Given instruction
Below are the records; extract from them the line containing "Output the LaTeX" to the line containing "(0,0) rectangle (1028,514);", both lines included, exactly and with no pictures.

Task input
** BEGIN **
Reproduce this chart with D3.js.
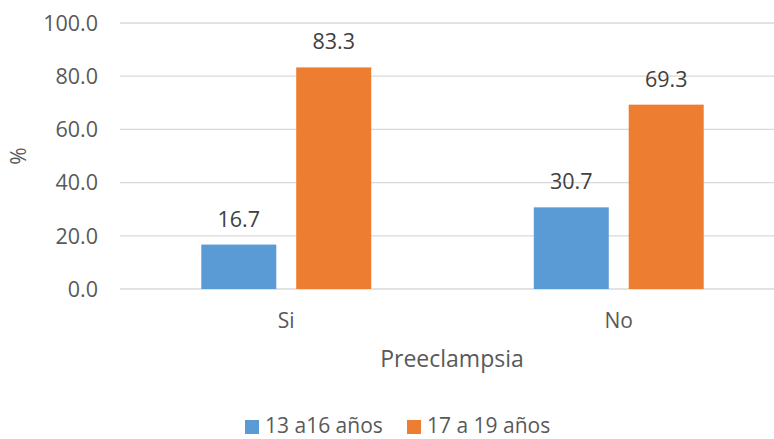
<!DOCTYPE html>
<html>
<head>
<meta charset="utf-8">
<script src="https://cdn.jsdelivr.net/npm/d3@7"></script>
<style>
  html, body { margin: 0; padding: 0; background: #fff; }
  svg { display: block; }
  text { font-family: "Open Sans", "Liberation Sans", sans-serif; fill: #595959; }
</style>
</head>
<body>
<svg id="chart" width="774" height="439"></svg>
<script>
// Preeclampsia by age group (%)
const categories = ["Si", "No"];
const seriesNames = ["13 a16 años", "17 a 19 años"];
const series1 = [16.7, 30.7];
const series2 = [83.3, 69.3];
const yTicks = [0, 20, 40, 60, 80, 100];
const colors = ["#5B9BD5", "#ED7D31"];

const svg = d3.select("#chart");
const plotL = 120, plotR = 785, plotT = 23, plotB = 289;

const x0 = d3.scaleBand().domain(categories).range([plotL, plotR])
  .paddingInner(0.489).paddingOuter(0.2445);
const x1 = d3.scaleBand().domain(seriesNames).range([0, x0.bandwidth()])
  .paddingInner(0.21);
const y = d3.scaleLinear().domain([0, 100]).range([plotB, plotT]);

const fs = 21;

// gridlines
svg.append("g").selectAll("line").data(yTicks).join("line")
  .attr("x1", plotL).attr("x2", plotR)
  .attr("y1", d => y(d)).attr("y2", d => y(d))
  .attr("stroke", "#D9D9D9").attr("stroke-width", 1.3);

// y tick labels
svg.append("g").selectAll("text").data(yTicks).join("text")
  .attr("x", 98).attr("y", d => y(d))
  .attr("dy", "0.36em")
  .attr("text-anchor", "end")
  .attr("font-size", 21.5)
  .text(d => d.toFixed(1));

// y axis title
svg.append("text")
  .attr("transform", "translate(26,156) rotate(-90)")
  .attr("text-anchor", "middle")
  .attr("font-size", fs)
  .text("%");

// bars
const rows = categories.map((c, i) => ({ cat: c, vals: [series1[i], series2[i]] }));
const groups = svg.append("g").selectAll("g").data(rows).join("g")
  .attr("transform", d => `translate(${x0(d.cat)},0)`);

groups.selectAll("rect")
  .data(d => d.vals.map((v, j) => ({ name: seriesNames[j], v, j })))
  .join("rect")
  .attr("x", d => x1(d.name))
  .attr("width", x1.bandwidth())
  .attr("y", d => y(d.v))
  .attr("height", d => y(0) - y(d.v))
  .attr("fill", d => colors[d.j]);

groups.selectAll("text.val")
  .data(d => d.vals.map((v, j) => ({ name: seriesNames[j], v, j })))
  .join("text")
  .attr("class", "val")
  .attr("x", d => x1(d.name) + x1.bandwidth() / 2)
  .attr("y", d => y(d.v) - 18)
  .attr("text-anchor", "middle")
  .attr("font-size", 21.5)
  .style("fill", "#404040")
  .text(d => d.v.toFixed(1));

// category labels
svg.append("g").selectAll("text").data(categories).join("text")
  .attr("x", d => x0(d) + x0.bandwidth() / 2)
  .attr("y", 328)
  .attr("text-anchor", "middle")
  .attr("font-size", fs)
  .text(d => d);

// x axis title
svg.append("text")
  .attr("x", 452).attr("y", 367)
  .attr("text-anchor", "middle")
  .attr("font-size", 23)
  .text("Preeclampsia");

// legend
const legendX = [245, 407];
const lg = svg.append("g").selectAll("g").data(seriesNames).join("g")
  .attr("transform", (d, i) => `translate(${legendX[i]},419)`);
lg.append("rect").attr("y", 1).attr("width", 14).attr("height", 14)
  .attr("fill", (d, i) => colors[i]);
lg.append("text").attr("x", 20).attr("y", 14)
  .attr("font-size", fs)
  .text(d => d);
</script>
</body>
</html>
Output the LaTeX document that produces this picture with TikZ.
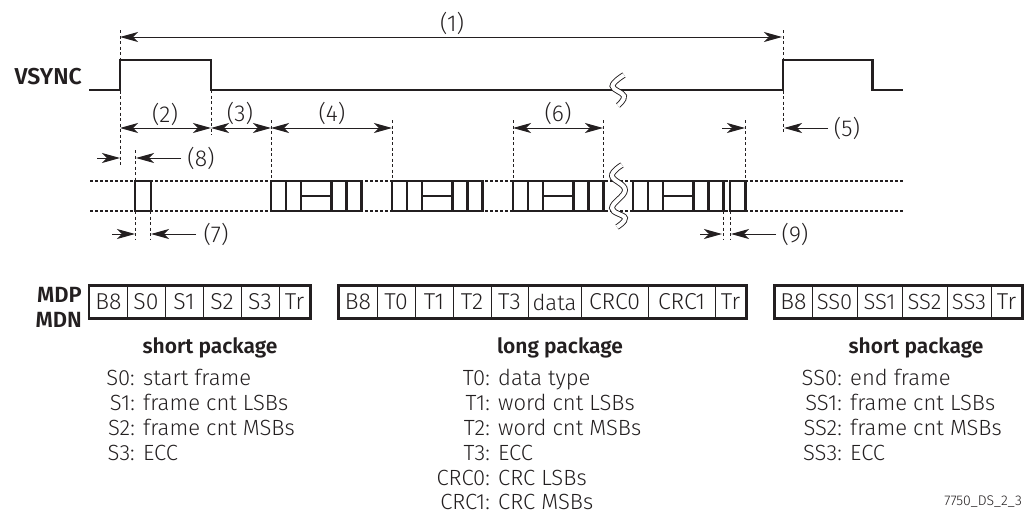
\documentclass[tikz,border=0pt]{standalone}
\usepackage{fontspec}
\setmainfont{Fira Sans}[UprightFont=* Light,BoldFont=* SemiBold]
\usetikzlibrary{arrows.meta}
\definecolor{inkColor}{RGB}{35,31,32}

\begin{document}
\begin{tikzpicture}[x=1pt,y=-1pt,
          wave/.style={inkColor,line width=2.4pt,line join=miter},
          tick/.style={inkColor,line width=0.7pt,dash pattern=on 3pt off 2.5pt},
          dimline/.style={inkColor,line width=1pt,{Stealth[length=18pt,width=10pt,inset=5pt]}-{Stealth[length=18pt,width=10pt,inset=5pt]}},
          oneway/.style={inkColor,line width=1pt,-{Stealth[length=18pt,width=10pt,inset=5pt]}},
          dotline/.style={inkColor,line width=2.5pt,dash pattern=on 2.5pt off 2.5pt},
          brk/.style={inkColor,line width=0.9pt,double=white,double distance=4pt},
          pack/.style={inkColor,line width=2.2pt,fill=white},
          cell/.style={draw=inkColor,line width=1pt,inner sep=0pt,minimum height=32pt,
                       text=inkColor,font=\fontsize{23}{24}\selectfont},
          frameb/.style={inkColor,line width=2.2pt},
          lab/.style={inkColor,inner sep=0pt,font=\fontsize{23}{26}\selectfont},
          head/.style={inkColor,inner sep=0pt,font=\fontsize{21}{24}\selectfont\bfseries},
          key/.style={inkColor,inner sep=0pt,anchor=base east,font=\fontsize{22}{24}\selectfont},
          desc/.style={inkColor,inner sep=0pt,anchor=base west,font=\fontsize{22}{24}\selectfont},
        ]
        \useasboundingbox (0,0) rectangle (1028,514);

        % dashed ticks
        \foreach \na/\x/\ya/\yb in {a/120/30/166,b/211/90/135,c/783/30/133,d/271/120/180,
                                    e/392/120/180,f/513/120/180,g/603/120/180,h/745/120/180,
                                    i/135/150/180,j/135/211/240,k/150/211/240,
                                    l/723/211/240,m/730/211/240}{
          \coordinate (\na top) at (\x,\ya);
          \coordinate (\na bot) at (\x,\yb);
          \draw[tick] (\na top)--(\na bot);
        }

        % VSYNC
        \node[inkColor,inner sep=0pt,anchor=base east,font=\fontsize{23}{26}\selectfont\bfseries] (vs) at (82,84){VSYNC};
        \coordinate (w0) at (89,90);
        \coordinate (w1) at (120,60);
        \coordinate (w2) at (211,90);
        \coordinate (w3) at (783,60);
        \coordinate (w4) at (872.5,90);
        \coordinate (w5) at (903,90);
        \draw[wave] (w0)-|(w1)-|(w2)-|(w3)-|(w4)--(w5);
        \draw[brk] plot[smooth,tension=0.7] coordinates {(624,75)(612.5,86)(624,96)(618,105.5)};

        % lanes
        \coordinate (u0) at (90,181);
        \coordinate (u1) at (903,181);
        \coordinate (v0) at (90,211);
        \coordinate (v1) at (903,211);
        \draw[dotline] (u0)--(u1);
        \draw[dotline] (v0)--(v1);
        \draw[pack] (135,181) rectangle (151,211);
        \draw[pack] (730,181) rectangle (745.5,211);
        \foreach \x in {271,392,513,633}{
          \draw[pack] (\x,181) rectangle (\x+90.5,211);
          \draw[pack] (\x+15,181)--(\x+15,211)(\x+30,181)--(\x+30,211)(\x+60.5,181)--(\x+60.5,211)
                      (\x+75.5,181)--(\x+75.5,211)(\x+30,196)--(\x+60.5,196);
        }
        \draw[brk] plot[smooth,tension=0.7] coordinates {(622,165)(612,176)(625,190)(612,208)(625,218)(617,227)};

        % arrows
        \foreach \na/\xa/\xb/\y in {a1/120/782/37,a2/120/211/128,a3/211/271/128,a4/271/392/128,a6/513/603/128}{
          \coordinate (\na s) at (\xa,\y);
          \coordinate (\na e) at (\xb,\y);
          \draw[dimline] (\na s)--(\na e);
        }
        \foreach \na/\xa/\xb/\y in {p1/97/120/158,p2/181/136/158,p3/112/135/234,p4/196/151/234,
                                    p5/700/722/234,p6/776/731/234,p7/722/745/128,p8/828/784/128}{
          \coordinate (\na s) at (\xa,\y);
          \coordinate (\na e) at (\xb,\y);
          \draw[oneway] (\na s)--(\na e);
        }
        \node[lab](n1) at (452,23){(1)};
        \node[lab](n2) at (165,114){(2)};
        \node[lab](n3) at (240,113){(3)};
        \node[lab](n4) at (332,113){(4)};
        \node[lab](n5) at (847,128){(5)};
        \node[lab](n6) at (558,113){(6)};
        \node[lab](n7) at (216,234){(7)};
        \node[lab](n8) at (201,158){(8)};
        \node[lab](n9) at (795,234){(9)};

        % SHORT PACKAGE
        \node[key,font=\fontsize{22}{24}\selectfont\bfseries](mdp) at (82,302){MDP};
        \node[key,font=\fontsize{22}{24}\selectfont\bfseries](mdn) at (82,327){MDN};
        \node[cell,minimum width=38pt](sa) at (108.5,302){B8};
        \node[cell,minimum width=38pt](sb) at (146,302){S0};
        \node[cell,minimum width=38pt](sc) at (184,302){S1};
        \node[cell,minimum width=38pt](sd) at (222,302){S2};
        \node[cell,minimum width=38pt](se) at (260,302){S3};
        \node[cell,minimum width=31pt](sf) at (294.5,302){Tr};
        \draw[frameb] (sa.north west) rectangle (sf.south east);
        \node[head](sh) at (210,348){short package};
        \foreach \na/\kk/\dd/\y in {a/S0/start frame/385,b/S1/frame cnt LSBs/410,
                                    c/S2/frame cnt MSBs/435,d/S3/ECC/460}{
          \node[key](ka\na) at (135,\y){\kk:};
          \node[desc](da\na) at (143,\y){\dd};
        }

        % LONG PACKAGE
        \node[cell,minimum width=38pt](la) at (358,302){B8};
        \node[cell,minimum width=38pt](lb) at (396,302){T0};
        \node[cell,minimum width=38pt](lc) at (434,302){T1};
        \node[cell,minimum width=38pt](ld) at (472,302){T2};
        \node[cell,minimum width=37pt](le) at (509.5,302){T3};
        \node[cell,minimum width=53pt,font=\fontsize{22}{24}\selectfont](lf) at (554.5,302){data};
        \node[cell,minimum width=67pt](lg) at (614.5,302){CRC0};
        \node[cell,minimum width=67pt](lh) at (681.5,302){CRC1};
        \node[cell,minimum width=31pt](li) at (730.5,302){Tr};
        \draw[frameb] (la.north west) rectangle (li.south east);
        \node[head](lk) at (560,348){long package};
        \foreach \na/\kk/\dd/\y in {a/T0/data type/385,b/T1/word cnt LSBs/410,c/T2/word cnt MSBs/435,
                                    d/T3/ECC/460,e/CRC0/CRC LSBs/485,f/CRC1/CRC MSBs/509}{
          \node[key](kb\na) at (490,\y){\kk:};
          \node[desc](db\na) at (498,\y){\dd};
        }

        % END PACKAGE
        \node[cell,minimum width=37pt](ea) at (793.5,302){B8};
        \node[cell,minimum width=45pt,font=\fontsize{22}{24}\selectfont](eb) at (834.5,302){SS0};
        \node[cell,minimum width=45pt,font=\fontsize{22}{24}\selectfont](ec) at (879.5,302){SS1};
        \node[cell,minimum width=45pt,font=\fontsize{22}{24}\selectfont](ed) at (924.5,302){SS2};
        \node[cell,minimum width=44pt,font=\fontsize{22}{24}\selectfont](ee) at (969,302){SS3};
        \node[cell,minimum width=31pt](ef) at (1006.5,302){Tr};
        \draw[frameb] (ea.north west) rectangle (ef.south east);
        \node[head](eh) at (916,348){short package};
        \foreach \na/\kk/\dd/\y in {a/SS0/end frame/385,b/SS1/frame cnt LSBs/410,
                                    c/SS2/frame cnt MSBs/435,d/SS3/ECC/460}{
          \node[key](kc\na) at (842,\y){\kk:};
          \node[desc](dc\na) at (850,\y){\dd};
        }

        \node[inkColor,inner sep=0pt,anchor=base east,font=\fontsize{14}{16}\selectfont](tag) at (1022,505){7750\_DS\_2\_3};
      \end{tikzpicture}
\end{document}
** END **
Full output
Output the LaTeX document that produces this picture with TikZ.
\documentclass[tikz,border=0pt]{standalone}
\usepackage{fontspec}
\setmainfont{Fira Sans}[UprightFont=* Light,BoldFont=* SemiBold]
\usetikzlibrary{arrows.meta}
\definecolor{inkColor}{RGB}{35,31,32}

\begin{document}
\begin{tikzpicture}[x=1pt,y=-1pt,
          wave/.style={inkColor,line width=2.4pt,line join=miter},
          tick/.style={inkColor,line width=0.7pt,dash pattern=on 3pt off 2.5pt},
          dimline/.style={inkColor,line width=1pt,{Stealth[length=18pt,width=10pt,inset=5pt]}-{Stealth[length=18pt,width=10pt,inset=5pt]}},
          oneway/.style={inkColor,line width=1pt,-{Stealth[length=18pt,width=10pt,inset=5pt]}},
          dotline/.style={inkColor,line width=2.5pt,dash pattern=on 2.5pt off 2.5pt},
          brk/.style={inkColor,line width=0.9pt,double=white,double distance=4pt},
          pack/.style={inkColor,line width=2.2pt,fill=white},
          cell/.style={draw=inkColor,line width=1pt,inner sep=0pt,minimum height=32pt,
                       text=inkColor,font=\fontsize{23}{24}\selectfont},
          frameb/.style={inkColor,line width=2.2pt},
          lab/.style={inkColor,inner sep=0pt,font=\fontsize{23}{26}\selectfont},
          head/.style={inkColor,inner sep=0pt,font=\fontsize{21}{24}\selectfont\bfseries},
          key/.style={inkColor,inner sep=0pt,anchor=base east,font=\fontsize{22}{24}\selectfont},
          desc/.style={inkColor,inner sep=0pt,anchor=base west,font=\fontsize{22}{24}\selectfont},
        ]
        \useasboundingbox (0,0) rectangle (1028,514);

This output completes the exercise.